Kolumne Frauensache Wie Alice Schwarzer Prostitution skandalisiert

Berlin · 90 prominente Frauen fordern, angeregt von Alice Schwarzer, die Ab- schaffung der Prostitution. Zweifel am Sinn dieser Kampagne erscheinen angebracht.

Ich war 14, und für 90 Minuten war ich eine Prostituierte. In der Aula meiner katholischen Schule erzählte ich von meinem Stelldichein mit dem Postboten. Die Ordensschwestern applaudierten, meine Eltern erfreuten sich an ihrer Tochter, der Hetäre. Hetären, das waren die Prostituierten der Antike, und ich spielte in Friedrich Dürrenmatts "Herkules und der Stall des Augias" eine von ihnen: Deianeira, die Geliebte des griechischen Helden.

Heute wundere ich mich, mit welcher Selbstverständlichkeit eine 14-Jährige in einem konservativen Umfeld die Hure geben konnte.
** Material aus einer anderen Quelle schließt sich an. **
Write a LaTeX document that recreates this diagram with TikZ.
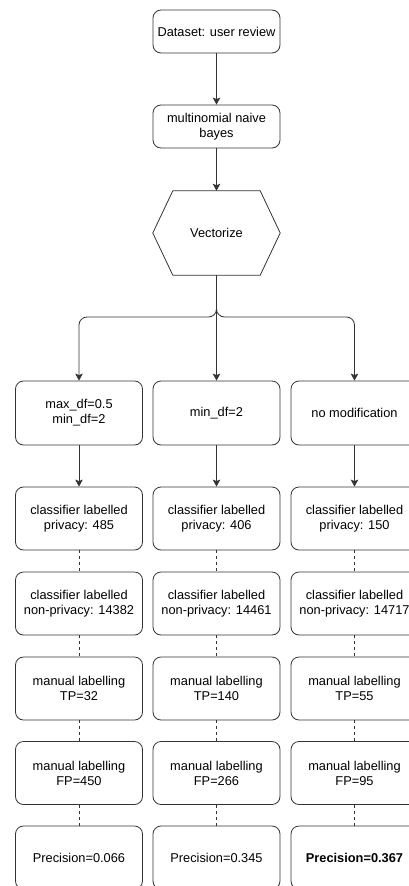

Vielleicht, weil es im Namen der Kunst geschah. Vielleicht, weil wir damals weniger politisch korrekt waren. Politisch korrekt kommt nun die Debatte um die Abschaffung der Prostitution daher. Auf Initiative von Alice Schwarzer hat die Zeitschrift "Emma" einen "Appell gegen Prostitution" mit 90 prominenten Unterzeichnern veröffentlicht. Unser Land sei "zu Europas Drehscheibe für Frauenhandel und zum Paradies der Sextouristen" geworden, heißt es.

Der Appell stellt Menschenhandel und Prostitution gleich. Eine Entscheidung für Prostitution als Erwerbstätigkeit könne niemals freiwillig sein, erklärt Schwarzer. Organisationen wie der "Berufsverband der sexuellen Dienstleister" widersprechen ihr allerdings. Für eine Gesellschaft ist es schwer zu ertragen, dass Sex als Dienstleistung verstanden wird und Frauen ihren Körper verkaufen.

Erst die Fakten, dann die Moral

Trotzdem: Erst kommen die Fakten, dann die Moral. Fakt ist, dass das Prostitutionsgesetz von 2002 zu den liberalsten seiner Art zählt. Vorschub für den Menschenhandel aber leistet es nicht. So verweist die Bundeszentrale für politische Bildung darauf, dass die Opferzahlen laut Bundeskriminalamt seit 2001 gesunken sind — von damals 987 Menschen auf 482 im Jahr 2011.

Fakt ist, dass durch das Prostitutionsgesetz dieses Gewerbe nicht mehr als sittenwidrig gilt. Immer noch aber gilt die Prostitution in der Rechtsprechung als störender Gewerbebetrieb; in Wohngebieten etwa ist ihre Ausübung unzulässig. Fakt ist, dass das Prostitutionsgesetz ein Bundesgesetz ist. Seine Umsetzung aber ist Ländersache. Ein einheitlicher politischer Wille und damit eine einheitliche Strategie, wie mit Sexarbeit umgegangen werden soll, existiert daher bis heute nicht.

Fakt ist, dass am 7. November ein Buch von Alice Schwarzer mit dem Titel "Prostitution — ein deutscher Skandal" erscheint. Möglich also, dass es bei der Promikampagne in der Emma nicht nur um Moral, sondern auch um Marketing ging.